Review & pics: Robert Carroll
Being able to finally hit the water just as the emergence of spring and the lifting of Covid restrictions combined brought some profound joy – not to mention the opportunity to test the new Overboard SLR Dry Bag.
To date, I’ve never risked taking my DSLR and 24-70mm lens combination in the kayak, primarily because our nearest, chosen route is precarious and going for impromptu swims is a common occurrence. After the arrival of the OB bag, its dedicated purpose and build quality gave me the confidence to take the leap of faith, hoping that the increased photo quality would pay dividends – thankfully, they did.
When familiarising myself with the bag before the first trip, it seemed a bit too snug for my chosen camera/lens combo. Still, it is the smaller bag of options available, and in fairness, my 24-70 lens is at the larger end of the spectrum when it comes to lens size. Most common lenses, such as the 18-55mm kit glass that comes as standard with many amateur SLRs, would be much smaller.

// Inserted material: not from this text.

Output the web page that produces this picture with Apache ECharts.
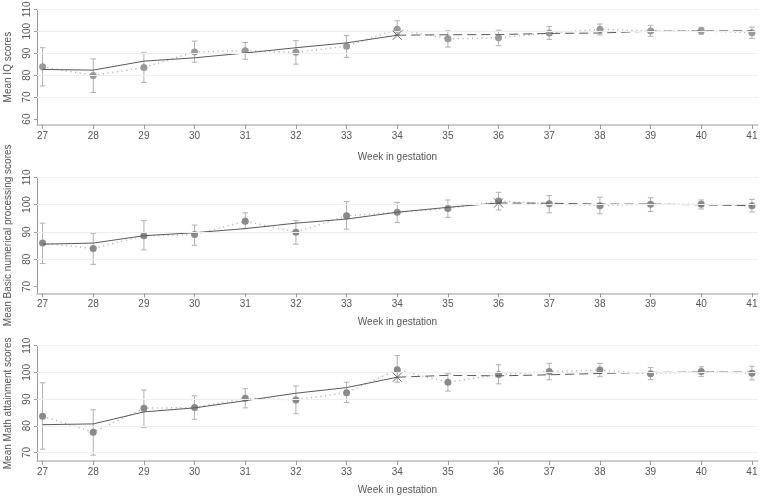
<!DOCTYPE html>
<html>
<head>
<meta charset="utf-8">
<script src="https://cdn.jsdelivr.net/npm/echarts@6/dist/echarts.min.js"></script>
<style>html,body{margin:0;padding:0;background:#fff}#c{width:760px;height:497px}</style>
</head>
<body>
<div id="c"></div>
<script>
// ---- data ----
const weeks = [27, 28, 29, 30, 31, 32, 33, 34, 35, 36, 37, 38, 39, 40, 41];

const iqMean = [83.8, 79.9, 83.5, 90.6, 91.1, 90.4, 93.2, 100.9, 96.6, 97.0, 99.2, 100.9, 100.1, 100.2, 99.3];
const iqLow  = [75.1, 72.1, 76.7, 85.9, 87.2, 85.0, 88.1, 98.6, 92.8, 93.4, 96.3, 98.3, 97.7, 98.6, 96.8];
const iqHigh = [92.5, 87.4, 90.2, 95.5, 94.9, 95.7, 98.1, 104.8, 100.2, 100.5, 102.2, 103.3, 102.7, 101.8, 101.9];
const iqFit  = [82.6, 82.3, 86.4, 87.9, 90.1, 92.5, 94.7, 98.2, 98.4, 98.5, 99.0, 99.2, 100.0, 100.1, 100.2];
const iqBreak = 34;
const iqTicks = [60, 70, 80, 90, 100, 110];
const iqGrid = [70, 80, 90, 100, 110];

const numMean = [85.9, 83.9, 88.6, 89.0, 93.9, 89.9, 95.9, 97.2, 98.6, 101.3, 100.3, 99.6, 100.1, 100.1, 99.6];
const numLow  = [78.4, 78.1, 83.4, 85.1, 91.2, 85.5, 91.0, 93.4, 95.3, 98.0, 97.0, 96.6, 97.5, 98.4, 97.3];
const numHigh = [93.2, 89.5, 94.1, 92.5, 97.0, 94.1, 101.1, 100.8, 101.7, 104.5, 103.3, 102.7, 102.5, 101.7, 101.9];
const numFit  = [85.5, 85.9, 88.6, 89.7, 91.2, 93.2, 94.7, 97.2, 99.0, 100.6, 100.5, 100.2, 100.2, 99.9, 99.6];
const numBreak = 36;
const numTicks = [70, 80, 90, 100, 110];
const numGrid = [80, 90, 100, 110];

const mathMean = [83.6, 77.6, 86.6, 86.8, 90.3, 89.7, 92.4, 101.0, 96.3, 99.2, 100.3, 100.9, 99.5, 100.3, 99.7];
const mathLow  = [71.2, 69.0, 79.4, 82.4, 86.7, 84.5, 88.7, 96.3, 93.0, 95.7, 97.2, 98.4, 97.3, 98.5, 97.2];
const mathHigh = [96.1, 86.0, 93.4, 91.2, 93.9, 94.9, 96.3, 106.3, 99.5, 102.9, 103.4, 103.4, 101.8, 102.1, 102.3];
const mathFit  = [80.4, 80.7, 85.2, 86.7, 89.4, 92.2, 94.3, 98.2, 98.9, 98.7, 99.1, 99.6, 100.0, 100.1, 100.1];
const mathBreak = 34;
const mathTicks = [70, 80, 90, 100, 110];
const mathGrid = [70, 80, 90, 100, 110];

const yTitles = ['Mean IQ scores', 'Mean Basic numerical processing scores', 'Mean Math attainment scores'];
const xTitle = 'Week in gestation';

// ---- layout ----
const FONT = '"Liberation Sans", Arial, sans-serif';
const TXT = '#555';
const panels = [
  { mean: iqMean, low: iqLow, high: iqHigh, fit: iqFit, brk: iqBreak, ticks: iqTicks, grid: iqGrid,
    top: 9.3, height: 115.7, min: 57.3, max: 110, nameGap: 27, marker: '#9a9a9a' },
  { mean: numMean, low: numLow, high: numHigh, fit: numFit, brk: numBreak, ticks: numTicks, grid: numGrid,
    top: 177.3, height: 116, min: 67.5, max: 110, nameGap: 23.5, marker: '#8a8a8a' },
  { mean: mathMean, low: mathLow, high: mathHigh, fit: mathFit, brk: mathBreak, ticks: mathTicks, grid: mathGrid,
    top: 345.7, height: 115.3, min: 66.8, max: 110, nameGap: 24, marker: '#8a8a8a' }
];

const grids = [], xAxes = [], yAxes = [], series = [];

function errRender(params, api) {
  const x = api.value(0), lo = api.value(1), hi = api.value(2);
  const a = api.coord([x, lo]), b = api.coord([x, hi]);
  const w = 2.8;
  const st = { stroke: '#b0b0b0', lineWidth: 1 };
  return { type: 'group', children: [
    { type: 'line', shape: { x1: a[0], y1: a[1], x2: b[0], y2: b[1] }, style: st },
    { type: 'line', shape: { x1: a[0] - w, y1: a[1], x2: a[0] + w, y2: a[1] }, style: st },
    { type: 'line', shape: { x1: b[0] - w, y1: b[1], x2: b[0] + w, y2: b[1] }, style: st }
  ]};
}
function xRender(params, api) {
  const p = api.coord([api.value(0), api.value(1)]);
  const s = 4.5;
  const st = { stroke: '#555', lineWidth: 0.9 };
  return { type: 'group', children: [
    { type: 'line', shape: { x1: p[0] - s, y1: p[1] - s, x2: p[0] + s, y2: p[1] + s }, style: st },
    { type: 'line', shape: { x1: p[0] - s, y1: p[1] + s, x2: p[0] + s, y2: p[1] - s }, style: st }
  ]};
}

panels.forEach((p, i) => {
  grids.push({ left: 37, width: 721, top: p.top, height: p.height, containLabel: false, outerBoundsMode: 'none' });
  xAxes.push({
    type: 'value', gridIndex: i, min: 26.89, max: 41.12,
    name: xTitle, nameLocation: 'middle', nameGap: p.nameGap,
    nameTextStyle: { color: TXT, fontSize: 10, fontFamily: FONT },
    axisLine: { show: true, onZero: false, lineStyle: { color: '#bcbcbc', width: 1.5 } },
    axisTick: { show: true, length: 4, customValues: weeks, lineStyle: { color: '#999' } },
    axisLabel: { customValues: weeks, color: TXT, fontSize: 10, fontFamily: FONT, margin: 6 },
    splitLine: { show: false }
  });
  yAxes.push({
    type: 'value', gridIndex: i, min: p.min, max: p.max,
    name: yTitles[i], nameLocation: 'middle', nameGap: 24,
    nameTextStyle: { color: TXT, fontSize: 10, fontFamily: FONT },
    axisLine: { show: true, onZero: false, lineStyle: { color: '#999', width: 1 } },
    axisTick: { show: true, length: 3, customValues: p.ticks, lineStyle: { color: '#999' } },
    axisLabel: { customValues: p.ticks, rotate: 90, color: TXT, fontSize: 10, fontFamily: FONT, margin: 5 },
    splitLine: { show: false }
  });
  const bi = weeks.indexOf(p.brk);
  const before = weeks.slice(0, bi + 1).map((w, k) => [w, p.fit[k]]);
  const after = weeks.slice(bi).map((w, k) => [w, p.fit[bi + k]]);
  // gridlines
  series.push({
    type: 'line', xAxisIndex: i, yAxisIndex: i, data: [], z: 0, silent: true,
    markLine: { silent: true, symbol: ['none', 'none'], label: { show: false }, animation: false,
      lineStyle: { color: '#efefef', type: 'solid', width: 1 },
      data: p.grid.map(v => ({ yAxis: v })) }
  });
  // error bars
  series.push({
    type: 'custom', xAxisIndex: i, yAxisIndex: i, z: 2, renderItem: errRender,
    encode: { x: 0, y: [1, 2] },
    data: weeks.map((w, k) => [w, p.low[k], p.high[k]])
  });
  // observed means, dotted
  series.push({
    type: 'line', xAxisIndex: i, yAxisIndex: i, z: 3,
    data: weeks.map((w, k) => [w, p.mean[k]]),
    lineStyle: { color: '#b8b8b8', type: [1.2, 3.5], width: 1.5 },
    symbol: 'circle', symbolSize: 7, showSymbol: true,
    itemStyle: { color: p.marker, borderWidth: 0 }
  });
  // fitted before break (solid)
  series.push({
    type: 'line', xAxisIndex: i, yAxisIndex: i, z: 4, data: before, showSymbol: false, symbol: 'none',
    lineStyle: { color: '#5a5a5a', width: 1, type: 'solid' }
  });
  // fitted after break (dashed)
  series.push({
    type: 'line', xAxisIndex: i, yAxisIndex: i, z: 4, data: after, showSymbol: false, symbol: 'none',
    lineStyle: { color: '#5a5a5a', width: 1, type: [9, 5] }
  });
  // break marker
  series.push({
    type: 'custom', xAxisIndex: i, yAxisIndex: i, z: 5, renderItem: xRender,
    encode: { x: 0, y: 1 }, data: [[p.brk, p.fit[bi]]]
  });
});

const chart = echarts.init(document.getElementById('c'), null, { renderer: 'canvas' });
chart.setOption({
  animation: false,
  backgroundColor: '#fff',
  grid: grids, xAxis: xAxes, yAxis: yAxes, series: series
});
</script>
</body>
</html>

The relatively tight fit didn’t hinder the use of the bag, and while the bag didn’t end up directly in the water, it wasn’t in a dry pouch and spent five hours in the exposed seating area of the kayak. Rain and splash made their way onto the bag on numerous occasions, and the bag and its contents had their fair share of tumbles due to our cohort having to navigate over and around fallen obstacles throughout the route. I was relieved that the thick skin of the bag not only kept the innards watertight but offered mild protection to the camera when knocks occurred.
I shall be making more trips with the bag in the coming summer months, but now, I have the courage to make my camera kit an essential item on the expedition list for the first time. It looks like it will stay that way until smartphones can genuinely mirror the quality achieved by their hefty ancestors.